What the task asks: Leave out the pictures and set down exactly the lines from the start of the listing through the one with "W, H = 797, 539", both included.

Supplied information:
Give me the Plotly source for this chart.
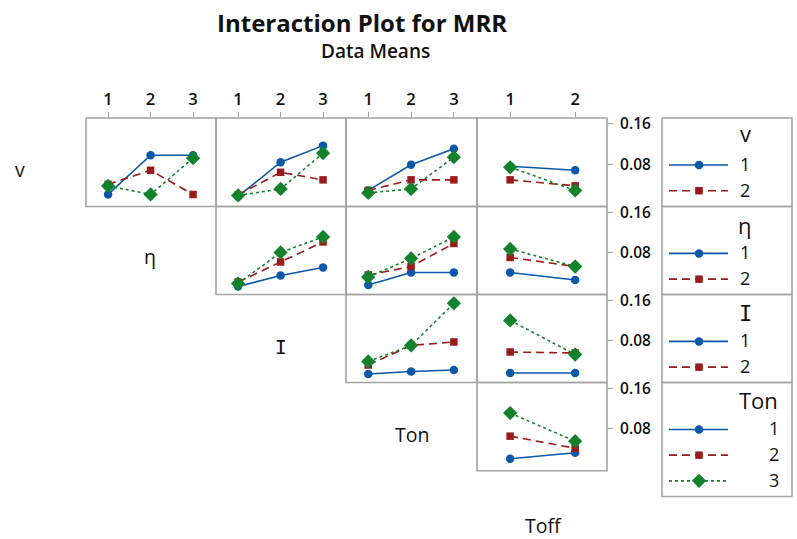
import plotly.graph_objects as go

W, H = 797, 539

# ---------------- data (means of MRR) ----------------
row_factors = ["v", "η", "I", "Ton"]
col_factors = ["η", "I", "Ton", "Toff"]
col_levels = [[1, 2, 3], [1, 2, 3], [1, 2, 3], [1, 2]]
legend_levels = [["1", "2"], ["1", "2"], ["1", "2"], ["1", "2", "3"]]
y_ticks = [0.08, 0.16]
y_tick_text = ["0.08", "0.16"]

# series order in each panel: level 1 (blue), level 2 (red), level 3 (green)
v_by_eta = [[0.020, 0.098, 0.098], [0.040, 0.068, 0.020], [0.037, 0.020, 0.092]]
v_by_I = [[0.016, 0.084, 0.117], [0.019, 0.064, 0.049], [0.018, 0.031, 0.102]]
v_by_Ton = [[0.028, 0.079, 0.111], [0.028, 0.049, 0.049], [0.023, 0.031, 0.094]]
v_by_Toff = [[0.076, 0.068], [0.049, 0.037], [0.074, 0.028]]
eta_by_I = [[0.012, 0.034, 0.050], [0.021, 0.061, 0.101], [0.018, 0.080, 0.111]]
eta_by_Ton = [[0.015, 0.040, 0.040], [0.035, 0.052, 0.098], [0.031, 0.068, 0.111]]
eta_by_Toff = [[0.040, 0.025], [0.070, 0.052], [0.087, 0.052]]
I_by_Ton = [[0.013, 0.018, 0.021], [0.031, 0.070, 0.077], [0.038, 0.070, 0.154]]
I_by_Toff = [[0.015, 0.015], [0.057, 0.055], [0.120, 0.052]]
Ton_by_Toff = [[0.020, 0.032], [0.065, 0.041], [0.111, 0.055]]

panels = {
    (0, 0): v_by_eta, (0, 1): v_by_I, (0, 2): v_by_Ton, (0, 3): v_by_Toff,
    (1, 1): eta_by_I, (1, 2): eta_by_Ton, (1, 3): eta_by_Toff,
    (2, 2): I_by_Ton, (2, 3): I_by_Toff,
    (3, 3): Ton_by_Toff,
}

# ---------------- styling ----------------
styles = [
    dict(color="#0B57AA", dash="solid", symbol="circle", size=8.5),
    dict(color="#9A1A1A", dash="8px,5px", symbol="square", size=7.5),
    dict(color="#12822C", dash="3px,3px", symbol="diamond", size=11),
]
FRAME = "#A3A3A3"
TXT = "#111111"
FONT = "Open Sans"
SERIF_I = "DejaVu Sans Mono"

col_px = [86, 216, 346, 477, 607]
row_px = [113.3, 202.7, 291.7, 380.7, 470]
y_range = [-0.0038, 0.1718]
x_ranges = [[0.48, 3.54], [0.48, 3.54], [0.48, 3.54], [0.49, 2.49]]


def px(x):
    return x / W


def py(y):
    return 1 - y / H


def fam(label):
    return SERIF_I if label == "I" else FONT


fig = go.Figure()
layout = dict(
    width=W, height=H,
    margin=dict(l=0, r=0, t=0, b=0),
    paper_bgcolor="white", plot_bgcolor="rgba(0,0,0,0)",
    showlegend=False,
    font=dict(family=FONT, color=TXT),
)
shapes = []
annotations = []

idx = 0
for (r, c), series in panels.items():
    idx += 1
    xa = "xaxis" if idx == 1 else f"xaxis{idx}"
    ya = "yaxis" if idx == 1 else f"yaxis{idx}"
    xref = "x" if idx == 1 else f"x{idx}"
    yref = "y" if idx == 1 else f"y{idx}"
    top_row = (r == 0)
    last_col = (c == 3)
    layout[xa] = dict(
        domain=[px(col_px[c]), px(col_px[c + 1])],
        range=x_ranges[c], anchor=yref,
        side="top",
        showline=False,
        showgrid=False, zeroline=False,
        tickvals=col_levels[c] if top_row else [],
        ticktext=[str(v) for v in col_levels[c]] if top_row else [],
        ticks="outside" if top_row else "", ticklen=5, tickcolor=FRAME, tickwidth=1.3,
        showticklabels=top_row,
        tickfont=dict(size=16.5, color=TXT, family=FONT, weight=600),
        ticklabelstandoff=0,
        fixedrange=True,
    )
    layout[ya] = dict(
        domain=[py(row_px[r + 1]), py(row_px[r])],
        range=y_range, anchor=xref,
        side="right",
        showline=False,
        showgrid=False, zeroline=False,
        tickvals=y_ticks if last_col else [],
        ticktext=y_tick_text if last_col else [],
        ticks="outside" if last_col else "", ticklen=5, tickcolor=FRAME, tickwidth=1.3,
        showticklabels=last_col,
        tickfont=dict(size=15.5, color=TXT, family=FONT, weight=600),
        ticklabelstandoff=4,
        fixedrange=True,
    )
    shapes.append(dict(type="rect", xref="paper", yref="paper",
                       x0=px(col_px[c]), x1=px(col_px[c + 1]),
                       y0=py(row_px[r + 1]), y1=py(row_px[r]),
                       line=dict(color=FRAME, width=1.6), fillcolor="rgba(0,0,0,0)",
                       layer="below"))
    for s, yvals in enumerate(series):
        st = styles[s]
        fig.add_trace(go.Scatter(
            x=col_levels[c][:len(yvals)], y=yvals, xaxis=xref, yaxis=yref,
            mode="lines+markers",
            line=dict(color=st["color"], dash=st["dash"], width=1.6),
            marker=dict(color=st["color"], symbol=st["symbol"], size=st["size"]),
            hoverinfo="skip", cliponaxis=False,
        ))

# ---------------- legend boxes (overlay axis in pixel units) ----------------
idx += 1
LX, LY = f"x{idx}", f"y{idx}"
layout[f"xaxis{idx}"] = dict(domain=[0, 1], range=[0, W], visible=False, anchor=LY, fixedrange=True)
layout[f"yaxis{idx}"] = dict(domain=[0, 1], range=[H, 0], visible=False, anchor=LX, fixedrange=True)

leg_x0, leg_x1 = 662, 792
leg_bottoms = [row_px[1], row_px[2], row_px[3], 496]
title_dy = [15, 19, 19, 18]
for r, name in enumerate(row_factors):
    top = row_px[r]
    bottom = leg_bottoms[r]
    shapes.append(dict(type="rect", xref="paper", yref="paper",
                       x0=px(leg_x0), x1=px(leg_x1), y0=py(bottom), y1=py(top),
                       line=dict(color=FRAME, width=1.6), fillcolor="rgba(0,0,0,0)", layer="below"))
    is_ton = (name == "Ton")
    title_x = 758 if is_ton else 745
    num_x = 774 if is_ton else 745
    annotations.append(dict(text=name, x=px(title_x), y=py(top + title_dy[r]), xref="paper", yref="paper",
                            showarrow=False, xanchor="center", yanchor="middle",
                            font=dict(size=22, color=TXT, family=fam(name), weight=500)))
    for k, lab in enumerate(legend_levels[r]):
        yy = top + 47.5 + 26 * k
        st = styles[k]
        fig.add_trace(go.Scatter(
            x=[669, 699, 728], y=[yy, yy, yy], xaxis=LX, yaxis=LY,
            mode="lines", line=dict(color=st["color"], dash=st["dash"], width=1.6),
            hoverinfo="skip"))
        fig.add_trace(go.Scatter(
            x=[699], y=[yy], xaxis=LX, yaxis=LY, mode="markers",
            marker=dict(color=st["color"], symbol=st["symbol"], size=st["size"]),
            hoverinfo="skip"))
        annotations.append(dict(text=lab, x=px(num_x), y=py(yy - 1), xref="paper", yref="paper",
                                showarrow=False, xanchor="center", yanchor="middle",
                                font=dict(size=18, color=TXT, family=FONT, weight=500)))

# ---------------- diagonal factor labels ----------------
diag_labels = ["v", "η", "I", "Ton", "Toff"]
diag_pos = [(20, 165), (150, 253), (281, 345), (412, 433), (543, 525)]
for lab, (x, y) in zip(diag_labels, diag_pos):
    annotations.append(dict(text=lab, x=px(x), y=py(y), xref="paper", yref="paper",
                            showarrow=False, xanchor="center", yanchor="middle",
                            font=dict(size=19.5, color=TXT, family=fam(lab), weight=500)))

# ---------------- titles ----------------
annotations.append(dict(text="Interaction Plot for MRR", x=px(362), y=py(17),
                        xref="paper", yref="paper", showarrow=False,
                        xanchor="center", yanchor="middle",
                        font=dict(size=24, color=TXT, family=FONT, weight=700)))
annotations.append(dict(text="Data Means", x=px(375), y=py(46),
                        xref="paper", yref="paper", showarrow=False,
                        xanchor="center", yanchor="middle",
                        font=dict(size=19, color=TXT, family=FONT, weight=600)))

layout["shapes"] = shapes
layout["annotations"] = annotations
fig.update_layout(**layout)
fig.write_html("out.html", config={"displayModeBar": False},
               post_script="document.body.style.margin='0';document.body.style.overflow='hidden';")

Problem solution:
Give me the Plotly source for this chart.
import plotly.graph_objects as go

W, H = 797, 539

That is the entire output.